***** RECORDED INFORMATION
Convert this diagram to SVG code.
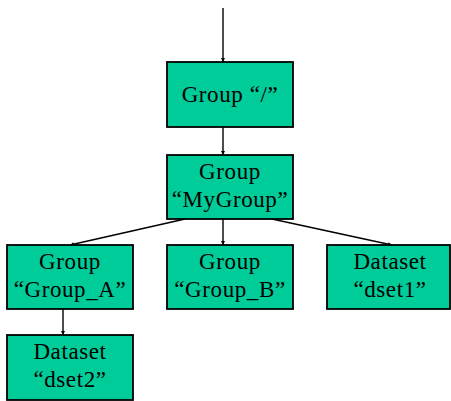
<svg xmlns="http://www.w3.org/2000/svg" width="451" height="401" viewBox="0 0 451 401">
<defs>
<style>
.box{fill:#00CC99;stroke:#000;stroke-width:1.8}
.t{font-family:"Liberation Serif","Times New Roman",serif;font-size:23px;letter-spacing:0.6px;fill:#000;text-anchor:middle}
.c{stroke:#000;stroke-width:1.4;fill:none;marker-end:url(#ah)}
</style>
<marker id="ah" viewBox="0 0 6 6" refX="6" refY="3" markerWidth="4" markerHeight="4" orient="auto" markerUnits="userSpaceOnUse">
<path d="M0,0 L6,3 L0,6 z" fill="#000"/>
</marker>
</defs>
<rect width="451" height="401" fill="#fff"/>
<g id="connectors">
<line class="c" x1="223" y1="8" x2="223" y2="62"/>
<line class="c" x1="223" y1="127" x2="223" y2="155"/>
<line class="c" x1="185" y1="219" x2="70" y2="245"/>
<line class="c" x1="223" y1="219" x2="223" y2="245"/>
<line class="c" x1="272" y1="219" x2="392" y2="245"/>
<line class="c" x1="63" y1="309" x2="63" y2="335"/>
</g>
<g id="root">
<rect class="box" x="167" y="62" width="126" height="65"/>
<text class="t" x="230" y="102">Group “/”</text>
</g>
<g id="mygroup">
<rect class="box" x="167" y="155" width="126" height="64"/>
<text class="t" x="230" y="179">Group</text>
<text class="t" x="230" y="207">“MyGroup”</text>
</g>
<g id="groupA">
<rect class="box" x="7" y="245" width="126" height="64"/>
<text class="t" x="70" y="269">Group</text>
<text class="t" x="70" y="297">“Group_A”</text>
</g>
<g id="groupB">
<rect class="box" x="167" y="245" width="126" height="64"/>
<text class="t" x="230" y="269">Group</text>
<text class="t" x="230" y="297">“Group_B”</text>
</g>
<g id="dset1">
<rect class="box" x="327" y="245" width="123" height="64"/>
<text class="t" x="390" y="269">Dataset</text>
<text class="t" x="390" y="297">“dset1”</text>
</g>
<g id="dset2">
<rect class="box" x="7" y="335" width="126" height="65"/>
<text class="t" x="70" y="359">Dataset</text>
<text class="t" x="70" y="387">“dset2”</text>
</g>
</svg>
**********
- [EXERCISE DIRECTIONS] Transcribe the whole listing, character for character, but not its images.

- [FULL SOLUTION]
Convert this diagram to SVG code.
<svg xmlns="http://www.w3.org/2000/svg" width="451" height="401" viewBox="0 0 451 401">
<defs>
<style>
.box{fill:#00CC99;stroke:#000;stroke-width:1.8}
.t{font-family:"Liberation Serif","Times New Roman",serif;font-size:23px;letter-spacing:0.6px;fill:#000;text-anchor:middle}
.c{stroke:#000;stroke-width:1.4;fill:none;marker-end:url(#ah)}
</style>
<marker id="ah" viewBox="0 0 6 6" refX="6" refY="3" markerWidth="4" markerHeight="4" orient="auto" markerUnits="userSpaceOnUse">
<path d="M0,0 L6,3 L0,6 z" fill="#000"/>
</marker>
</defs>
<rect width="451" height="401" fill="#fff"/>
<g id="connectors">
<line class="c" x1="223" y1="8" x2="223" y2="62"/>
<line class="c" x1="223" y1="127" x2="223" y2="155"/>
<line class="c" x1="185" y1="219" x2="70" y2="245"/>
<line class="c" x1="223" y1="219" x2="223" y2="245"/>
<line class="c" x1="272" y1="219" x2="392" y2="245"/>
<line class="c" x1="63" y1="309" x2="63" y2="335"/>
</g>
<g id="root">
<rect class="box" x="167" y="62" width="126" height="65"/>
<text class="t" x="230" y="102">Group “/”</text>
</g>
<g id="mygroup">
<rect class="box" x="167" y="155" width="126" height="64"/>
<text class="t" x="230" y="179">Group</text>
<text class="t" x="230" y="207">“MyGroup”</text>
</g>
<g id="groupA">
<rect class="box" x="7" y="245" width="126" height="64"/>
<text class="t" x="70" y="269">Group</text>
<text class="t" x="70" y="297">“Group_A”</text>
</g>
<g id="groupB">
<rect class="box" x="167" y="245" width="126" height="64"/>
<text class="t" x="230" y="269">Group</text>
<text class="t" x="230" y="297">“Group_B”</text>
</g>
<g id="dset1">
<rect class="box" x="327" y="245" width="123" height="64"/>
<text class="t" x="390" y="269">Dataset</text>
<text class="t" x="390" y="297">“dset1”</text>
</g>
<g id="dset2">
<rect class="box" x="7" y="335" width="126" height="65"/>
<text class="t" x="70" y="359">Dataset</text>
<text class="t" x="70" y="387">“dset2”</text>
</g>
</svg>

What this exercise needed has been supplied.